By Lucy Shelley
The dramatic industry has been constantly criticised for the lack of representation of women. Throughout history, women have taken a back foot which is subsequently reflected in the arts. In response, we have seen a recent surge of all-female casts and female protagonists. However, some of these castings feel more like forced political correctness, so I was eager to see how The Leeds Playhouse handles a female Hamlet. Shakespeare’s (male orientated) plays have been known to be relevant in all time periods but more recently, we have come to witness his characters bridge gender as well. The Leeds Playhouse’s production of Hamlet is an impressive example of how gender swaps can be successful and produce an equally impactful production.
The Leeds Playhouse produced a dramatic modern retelling of the revenge tale. A minimalist symmetrical set portrayed the controlled order of the military state and the entrapment that Hamlet felt in his mind. The constant mist mirrored the imagery of the disease in Shakespeare’s writing. This production clearly reflected the text in detail however, the striking difference were the gender swaps of the originally male characters: Hamlet, Polonius and Horatio.

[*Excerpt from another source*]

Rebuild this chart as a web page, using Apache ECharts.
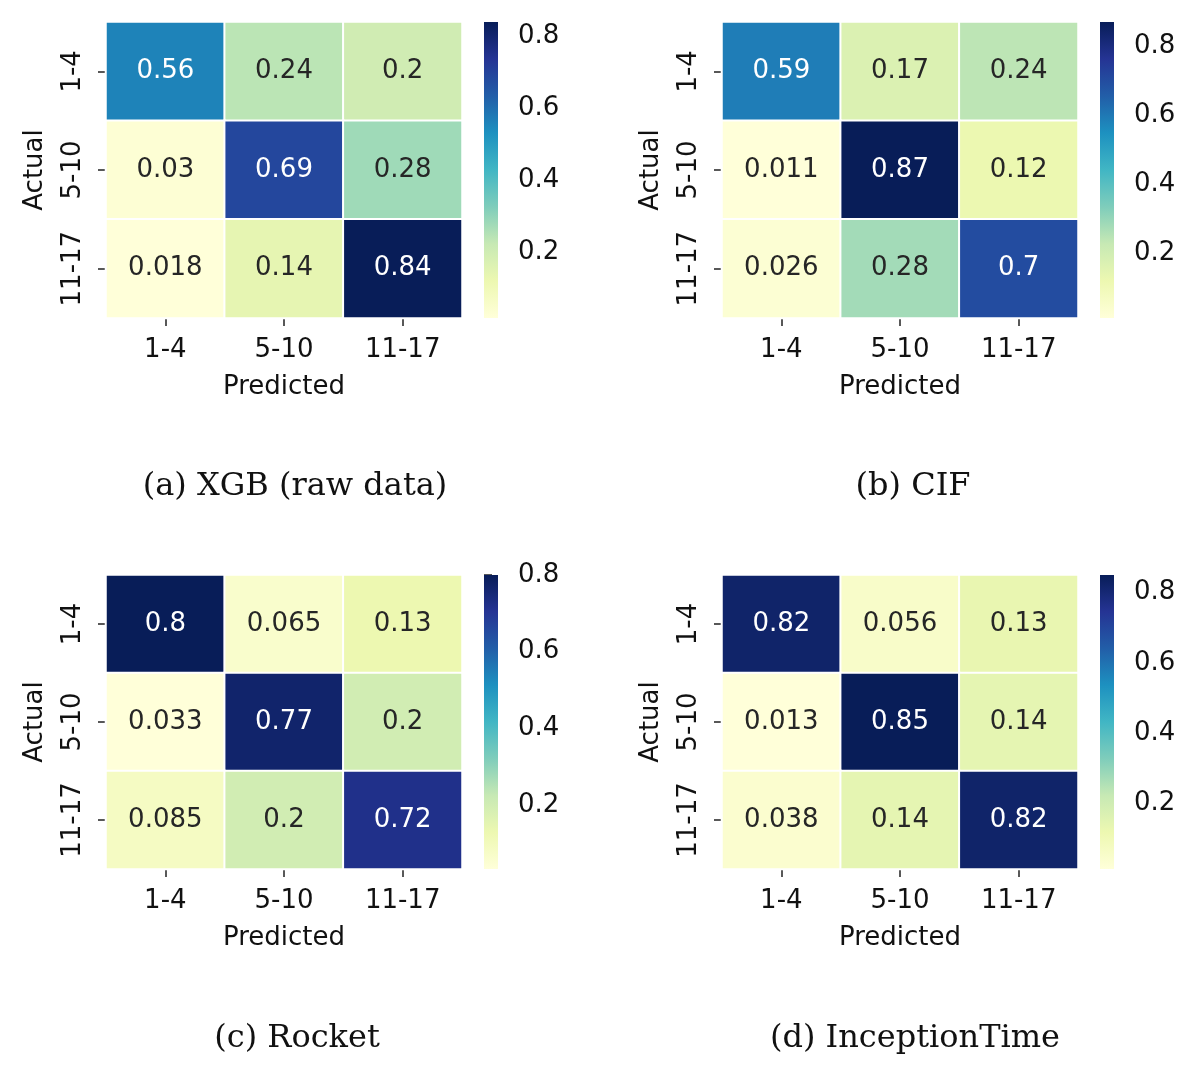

With Hamlet as a woman, the relationship with Ophelia was therefore a homosexual one. Shakespeare’s writing often has male homosexual references but never portrays a lesbian love. Considering a relationship like this was never written for these characters, it worked convincingly. It added a different and more literal meaning to Hamlet’s comedic line ‘man delight not me.’ Furthermore, when Polonius tries to prevent the relationship of Ophelia and Hamlet, this could be seen as a homophobic view of older generations, reflecting discriminations that are apparent in today’s society. Hamlet contains themes of appearance of reality as in many of Shakespeare’s plays. The line ‘to hold, a ‘twere, a mirror up to nature’ explains the purpose of art in society: to represent the world and our place in it. Shakespeare’s plays have been commended for the ability to relevant to audiences of different time periods. In this production, his work, again, successfully reflects the current world we live in where LGBTQ+ community is more widely accepted yet prejudices still remain.
Although the same story is being told, the gender swaps also provide new meanings that haven’t been explored in the original telling of the play. For example, Hamlet is often compared to Laertes as a revenge hero. Laertes is the far better one at that: he is decisive and active in his revenge whereas Hamlet delays her action. This contrast is emphasised by their differing sex. Laertes’ motivated revenge can be seen as a violent male impulse and Hamlet’s delay representing more thoughtful female qualities, tending to be less violent than her male counterpart.
The theme of being watched is portrayed well in the play. Hamlet is never alone when giving her monologues; other characters are visible upstage. The set consisted primarily of six streetlights with tannoys, painting a sense of entrapment and the felling that you’re being observed. This is true, of course, for Hamlet, whose ‘madness’ and disposition are under constant scrutiny. With the recasting of Hamlet as female, these bring light to the issues that women face in society. Do they too feel trapped and observed like Hamlet? Hamlet’s suffering could align with the suffering felt by women in society who have expectations thrust upon them, particularly in the current age of social media.
This is why Shakespeare’s work is relevant to so many audiences. His characters are so relatable in their exhibition of human qualities that modern day audiences can relate personally, despite the different contexts, with characters written over 400 years ago.